7 April 10 09:48 GMT

A measure giving the Welsh assembly more powers over housing is unlikely to be passed in this Parliament due to a lack of time with the general election.

It is thought unlikely that the housing and local government Legislative Competence Order (LCO) will make it.

Jocelyn Davies, the assembly government's deputy housing minister, appealed to all involved to ensure it gets through.

But the Conservatives say they have "fundamental objections" to two parts.

Ms Davies, appealing for backing from all sides, said: "It has overwhelming support from the housing sector in Wales and received positive and constructive scrutiny from the National Assembly and the Welsh affairs committee."
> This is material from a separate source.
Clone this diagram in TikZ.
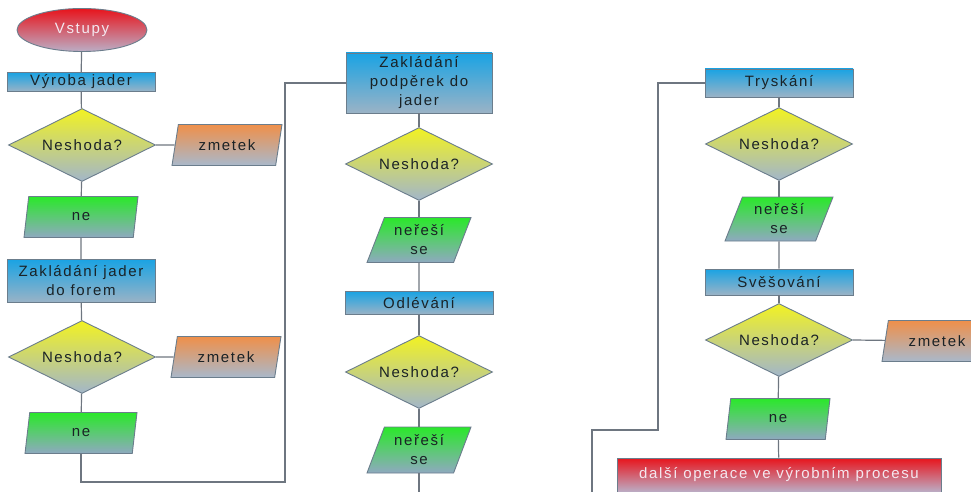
\documentclass[tikz,border=0pt]{standalone}
\usepackage{fontspec}
\setmainfont[LetterSpace=11]{Liberation Sans}
\usetikzlibrary{shapes.geometric}

\definecolor{edgegray}{HTML}{6B7D8C}
\definecolor{linegray}{HTML}{6E7680}
\definecolor{boxtop}{HTML}{1AA3E3}
\definecolor{boxbot}{HTML}{9BB3C6}
\definecolor{diatop}{HTML}{F2F222}
\definecolor{diabot}{HTML}{A2B6CA}
\definecolor{grntop}{HTML}{2AE82A}
\definecolor{grnbot}{HTML}{8FA9C0}
\definecolor{orgtop}{HTML}{EF8F4A}
\definecolor{orgbot}{HTML}{A9B9CB}
\definecolor{redtop}{HTML}{E8141C}
\definecolor{redbot}{HTML}{BBAEC6}
\definecolor{txtdark}{HTML}{1A2226}
\definecolor{txtlight}{HTML}{F4E8F0}

\tikzset{
  base/.style={draw=edgegray, line width=0.9pt, inner sep=0pt, align=center,
    font=\fontsize{15}{19}\selectfont, text=txtdark},
  procbox/.style={base, rectangle, minimum width=148,
    top color=boxtop, bottom color=boxbot},
  decision/.style={base, diamond, shape aspect=2, minimum width=147, minimum height=73,
    top color=diatop, bottom color=diabot},
  slanted/.style={base, trapezium, trapezium left angle=60,
    trapezium right angle=120, trapezium stretches body,
    minimum width=110, minimum height=41},
  okbox/.style={slanted, top color=grntop, bottom color=grnbot},
  scrap/.style={slanted, top color=orgtop, bottom color=orgbot},
  startend/.style={base, ellipse, minimum width=130, minimum height=43,
    top color=redtop, bottom color=redbot, text=txtlight},
  finalbox/.style={base, rectangle, minimum width=324, minimum height=34,
    top color=redtop, bottom color=redbot, text=txtlight},
  link/.style={draw=linegray, line width=1.2pt}
}

\begin{document}
\begin{tikzpicture}[x=1pt, y=-1pt]
  \useasboundingbox (0,0) rectangle (971,492);

  % first column: cores
  \node[startend] (vst) at (82,30) {Vstupy};
  \node[procbox, minimum height=19] (vyr) at (81,82) {Výroba jader};
  \node[decision] (d1) at (82,145) {Neshoda?};
  \node[scrap] (z1) at (227,145) {zmetek};
  \node[okbox, minimum width=114] (n1) at (81,217) {ne};
  \node[procbox, minimum height=43] (zak) at (81,281) {Zakládání jader\\do forem};
  \node[decision] (d2) at (82,357) {Neshoda?};
  \node[scrap] (z2) at (226,357) {zmetek};
  \node[okbox, minimum width=112] (n2) at (81,433) {ne};

  % second column: supports and casting
  \node[procbox, minimum width=146, minimum height=60] (pod) at (419,83) {Zakládání\\podpěrek do\\jader};
  \node[decision] (d3) at (419,164) {Neshoda?};
  \node[okbox, minimum width=104, minimum height=45] (n3) at (419,240) {neřeší\\se};
  \node[procbox, minimum height=23] (odl) at (419,303) {Odlévání};
  \node[decision] (d4) at (419,372) {Neshoda?};
  \node[okbox, minimum width=104, minimum height=46] (n4) at (419,450) {neřeší\\se};

  % third column: finishing
  \node[procbox, minimum height=28] (trys) at (779,83) {Tryskání};
  \node[decision] (d5) at (779,144) {Neshoda?};
  \node[okbox, minimum width=108, minimum height=44] (n5) at (779,219) {neřeší\\se};
  \node[procbox, minimum height=26] (sves) at (779,282) {Svěšování};
  \node[decision] (d6) at (779,340) {Neshoda?};
  \node[scrap] (z3) at (937,341) {zmetek};
  \node[okbox, minimum width=104] (n6) at (778,419) {ne};
  \node[finalbox] (dal) at (779,475) {další operace ve výrobním procesu};

  % bends of the long connectors
  \coordinate (b1) at (285,482);
  \coordinate (b2) at (592,500);
  \coordinate (b3) at (658,430);

  \path[link] (vst) -- (vyr);
  \path[link] (vyr) -- (d1);
  \path[link] (d1) -- (n1);
  \path[link] (d1.east) -- (z1);
  \path[link] (n1) -- (zak);
  \path[link] (zak) -- (d2);
  \path[link] (d2) -- (n2);
  \path[link] (d2.east) -- (z2);
  \path[link] (n2.south) |- (b1) |- (pod.west);

  \path[link] (pod) -- (d3);
  \path[link] (d3) -- (n3);
  \path[link] (n3) -- (odl);
  \path[link] (odl) -- (d4);
  \path[link] (d4) -- (n4);
  \path[link] (n4.south) |- (b2) |- (b3) |- (trys.west);

  \path[link] (trys) -- (d5);
  \path[link] (d5) -- (n5);
  \path[link] (n5) -- (sves);
  \path[link] (sves) -- (d6);
  \path[link] (d6.east) -- (z3);
  \path[link] (d6) -- (n6);
  \path[link] (n6) -- (dal);
\end{tikzpicture}
\end{document}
But David Jones, the Conservative shadow minister for Wales, said his party would support the measure if the two clauses were removed.

The Tories said one of these clauses would suspend the right to buy both social and council housing.

It could also give the assembly the ability to abolish the right to buy, but Conservatives said as the assembly government confirmed that it did not intend to do so, it should be left out of the measure.

The Conservatives said the other clause could allow Gypsy and traveller sites to be built contrary to local decisions.

Welsh Secretary Peter Hain has also urged all parties to support the measure before Parliament is dissolved, or it would be "a huge blow for homeless and vulnerable people".

Welsh Liberal Democrat housing spokesperson Peter Black claimed the Conservatives were " scaremongering and misleading the public" on the powers that would be available to ministers if the measure was approved.

He said the Tories' claim on Gypsy and traveller sites was not supported by the facts, and said their location and the approval process would remain with the local planning authority.

• Several measures from the Budget will also be abandoned due to lack of time.

Labour has had to sacrifice a 10% tax increase on cider, a new tax on phone lines to pay for super-fast broadband, and the scrapping of tax relief on holiday homes.